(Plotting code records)

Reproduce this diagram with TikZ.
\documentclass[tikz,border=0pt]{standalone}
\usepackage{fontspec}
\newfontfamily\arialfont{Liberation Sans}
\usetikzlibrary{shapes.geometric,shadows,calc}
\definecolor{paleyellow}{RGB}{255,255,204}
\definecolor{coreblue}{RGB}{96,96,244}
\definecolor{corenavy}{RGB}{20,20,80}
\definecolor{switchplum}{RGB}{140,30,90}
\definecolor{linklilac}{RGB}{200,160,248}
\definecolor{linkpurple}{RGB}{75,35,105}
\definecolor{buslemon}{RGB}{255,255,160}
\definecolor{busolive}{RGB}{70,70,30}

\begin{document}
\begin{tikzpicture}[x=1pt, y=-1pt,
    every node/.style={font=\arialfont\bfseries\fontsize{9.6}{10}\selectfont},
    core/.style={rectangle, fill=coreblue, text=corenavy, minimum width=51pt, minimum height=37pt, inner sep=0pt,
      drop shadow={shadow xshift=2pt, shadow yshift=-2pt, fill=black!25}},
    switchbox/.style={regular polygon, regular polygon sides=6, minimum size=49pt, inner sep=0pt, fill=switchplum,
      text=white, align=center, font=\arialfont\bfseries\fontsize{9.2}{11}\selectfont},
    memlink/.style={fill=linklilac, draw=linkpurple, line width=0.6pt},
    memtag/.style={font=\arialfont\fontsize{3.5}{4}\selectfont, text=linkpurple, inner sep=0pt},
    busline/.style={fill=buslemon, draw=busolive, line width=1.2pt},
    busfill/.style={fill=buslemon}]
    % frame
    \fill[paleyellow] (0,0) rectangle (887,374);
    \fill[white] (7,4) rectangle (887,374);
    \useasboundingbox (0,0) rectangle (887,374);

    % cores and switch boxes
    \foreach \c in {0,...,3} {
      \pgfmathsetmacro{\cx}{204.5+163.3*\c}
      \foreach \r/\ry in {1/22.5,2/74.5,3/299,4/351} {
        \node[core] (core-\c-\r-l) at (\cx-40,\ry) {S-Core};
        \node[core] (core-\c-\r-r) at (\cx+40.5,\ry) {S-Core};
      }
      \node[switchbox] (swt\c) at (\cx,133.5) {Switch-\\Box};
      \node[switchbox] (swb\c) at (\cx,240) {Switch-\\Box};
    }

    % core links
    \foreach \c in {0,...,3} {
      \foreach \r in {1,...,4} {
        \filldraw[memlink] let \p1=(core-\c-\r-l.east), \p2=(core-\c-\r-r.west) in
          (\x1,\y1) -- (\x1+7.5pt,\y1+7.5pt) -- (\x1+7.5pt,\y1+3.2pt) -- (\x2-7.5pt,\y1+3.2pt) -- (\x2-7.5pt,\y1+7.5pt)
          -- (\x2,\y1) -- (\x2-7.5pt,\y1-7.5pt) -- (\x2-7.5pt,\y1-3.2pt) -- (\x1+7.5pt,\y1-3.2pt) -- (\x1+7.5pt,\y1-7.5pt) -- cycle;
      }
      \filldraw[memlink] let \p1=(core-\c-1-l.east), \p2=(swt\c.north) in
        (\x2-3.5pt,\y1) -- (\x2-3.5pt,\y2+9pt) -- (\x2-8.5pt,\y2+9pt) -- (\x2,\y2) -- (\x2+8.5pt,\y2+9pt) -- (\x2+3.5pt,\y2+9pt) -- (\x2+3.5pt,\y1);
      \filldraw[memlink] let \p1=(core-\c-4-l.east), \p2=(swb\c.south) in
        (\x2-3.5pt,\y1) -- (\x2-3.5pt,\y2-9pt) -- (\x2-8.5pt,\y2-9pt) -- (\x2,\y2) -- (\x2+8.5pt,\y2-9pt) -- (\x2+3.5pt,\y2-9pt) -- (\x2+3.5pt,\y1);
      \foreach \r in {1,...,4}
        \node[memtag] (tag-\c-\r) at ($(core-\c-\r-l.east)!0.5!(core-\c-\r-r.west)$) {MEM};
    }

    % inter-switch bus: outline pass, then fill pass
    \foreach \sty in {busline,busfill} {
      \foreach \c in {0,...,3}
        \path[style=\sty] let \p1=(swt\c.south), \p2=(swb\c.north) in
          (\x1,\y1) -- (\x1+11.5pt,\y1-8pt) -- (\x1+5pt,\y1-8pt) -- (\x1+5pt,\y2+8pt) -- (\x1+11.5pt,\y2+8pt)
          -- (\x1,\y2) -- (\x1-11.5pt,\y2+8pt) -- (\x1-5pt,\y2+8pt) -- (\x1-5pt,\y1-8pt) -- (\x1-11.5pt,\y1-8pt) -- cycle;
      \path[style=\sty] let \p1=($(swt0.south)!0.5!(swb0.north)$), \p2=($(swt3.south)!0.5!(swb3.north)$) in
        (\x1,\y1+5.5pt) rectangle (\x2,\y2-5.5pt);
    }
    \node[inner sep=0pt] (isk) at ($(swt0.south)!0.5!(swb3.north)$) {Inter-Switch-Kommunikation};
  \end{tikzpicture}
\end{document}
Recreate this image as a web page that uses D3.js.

> Instruction: Return what is listed above, exactly and completely.

> Output:
Reproduce this diagram with TikZ.
\documentclass[tikz,border=0pt]{standalone}
\usepackage{fontspec}
\newfontfamily\arialfont{Liberation Sans}
\usetikzlibrary{shapes.geometric,shadows,calc}
\definecolor{paleyellow}{RGB}{255,255,204}
\definecolor{coreblue}{RGB}{96,96,244}
\definecolor{corenavy}{RGB}{20,20,80}
\definecolor{switchplum}{RGB}{140,30,90}
\definecolor{linklilac}{RGB}{200,160,248}
\definecolor{linkpurple}{RGB}{75,35,105}
\definecolor{buslemon}{RGB}{255,255,160}
\definecolor{busolive}{RGB}{70,70,30}

\begin{document}
\begin{tikzpicture}[x=1pt, y=-1pt,
    every node/.style={font=\arialfont\bfseries\fontsize{9.6}{10}\selectfont},
    core/.style={rectangle, fill=coreblue, text=corenavy, minimum width=51pt, minimum height=37pt, inner sep=0pt,
      drop shadow={shadow xshift=2pt, shadow yshift=-2pt, fill=black!25}},
    switchbox/.style={regular polygon, regular polygon sides=6, minimum size=49pt, inner sep=0pt, fill=switchplum,
      text=white, align=center, font=\arialfont\bfseries\fontsize{9.2}{11}\selectfont},
    memlink/.style={fill=linklilac, draw=linkpurple, line width=0.6pt},
    memtag/.style={font=\arialfont\fontsize{3.5}{4}\selectfont, text=linkpurple, inner sep=0pt},
    busline/.style={fill=buslemon, draw=busolive, line width=1.2pt},
    busfill/.style={fill=buslemon}]
    % frame
    \fill[paleyellow] (0,0) rectangle (887,374);
    \fill[white] (7,4) rectangle (887,374);
    \useasboundingbox (0,0) rectangle (887,374);

    % cores and switch boxes
    \foreach \c in {0,...,3} {
      \pgfmathsetmacro{\cx}{204.5+163.3*\c}
      \foreach \r/\ry in {1/22.5,2/74.5,3/299,4/351} {
        \node[core] (core-\c-\r-l) at (\cx-40,\ry) {S-Core};
        \node[core] (core-\c-\r-r) at (\cx+40.5,\ry) {S-Core};
      }
      \node[switchbox] (swt\c) at (\cx,133.5) {Switch-\\Box};
      \node[switchbox] (swb\c) at (\cx,240) {Switch-\\Box};
    }

    % core links
    \foreach \c in {0,...,3} {
      \foreach \r in {1,...,4} {
        \filldraw[memlink] let \p1=(core-\c-\r-l.east), \p2=(core-\c-\r-r.west) in
          (\x1,\y1) -- (\x1+7.5pt,\y1+7.5pt) -- (\x1+7.5pt,\y1+3.2pt) -- (\x2-7.5pt,\y1+3.2pt) -- (\x2-7.5pt,\y1+7.5pt)
          -- (\x2,\y1) -- (\x2-7.5pt,\y1-7.5pt) -- (\x2-7.5pt,\y1-3.2pt) -- (\x1+7.5pt,\y1-3.2pt) -- (\x1+7.5pt,\y1-7.5pt) -- cycle;
      }
      \filldraw[memlink] let \p1=(core-\c-1-l.east), \p2=(swt\c.north) in
        (\x2-3.5pt,\y1) -- (\x2-3.5pt,\y2+9pt) -- (\x2-8.5pt,\y2+9pt) -- (\x2,\y2) -- (\x2+8.5pt,\y2+9pt) -- (\x2+3.5pt,\y2+9pt) -- (\x2+3.5pt,\y1);
      \filldraw[memlink] let \p1=(core-\c-4-l.east), \p2=(swb\c.south) in
        (\x2-3.5pt,\y1) -- (\x2-3.5pt,\y2-9pt) -- (\x2-8.5pt,\y2-9pt) -- (\x2,\y2) -- (\x2+8.5pt,\y2-9pt) -- (\x2+3.5pt,\y2-9pt) -- (\x2+3.5pt,\y1);
      \foreach \r in {1,...,4}
        \node[memtag] (tag-\c-\r) at ($(core-\c-\r-l.east)!0.5!(core-\c-\r-r.west)$) {MEM};
    }

    % inter-switch bus: outline pass, then fill pass
    \foreach \sty in {busline,busfill} {
      \foreach \c in {0,...,3}
        \path[style=\sty] let \p1=(swt\c.south), \p2=(swb\c.north) in
          (\x1,\y1) -- (\x1+11.5pt,\y1-8pt) -- (\x1+5pt,\y1-8pt) -- (\x1+5pt,\y2+8pt) -- (\x1+11.5pt,\y2+8pt)
          -- (\x1,\y2) -- (\x1-11.5pt,\y2+8pt) -- (\x1-5pt,\y2+8pt) -- (\x1-5pt,\y1-8pt) -- (\x1-11.5pt,\y1-8pt) -- cycle;
      \path[style=\sty] let \p1=($(swt0.south)!0.5!(swb0.north)$), \p2=($(swt3.south)!0.5!(swb3.north)$) in
        (\x1,\y1+5.5pt) rectangle (\x2,\y2-5.5pt);
    }
    \node[inner sep=0pt] (isk) at ($(swt0.south)!0.5!(swb3.north)$) {Inter-Switch-Kommunikation};
  \end{tikzpicture}
\end{document}
Recreate this image as a web page that uses D3.js.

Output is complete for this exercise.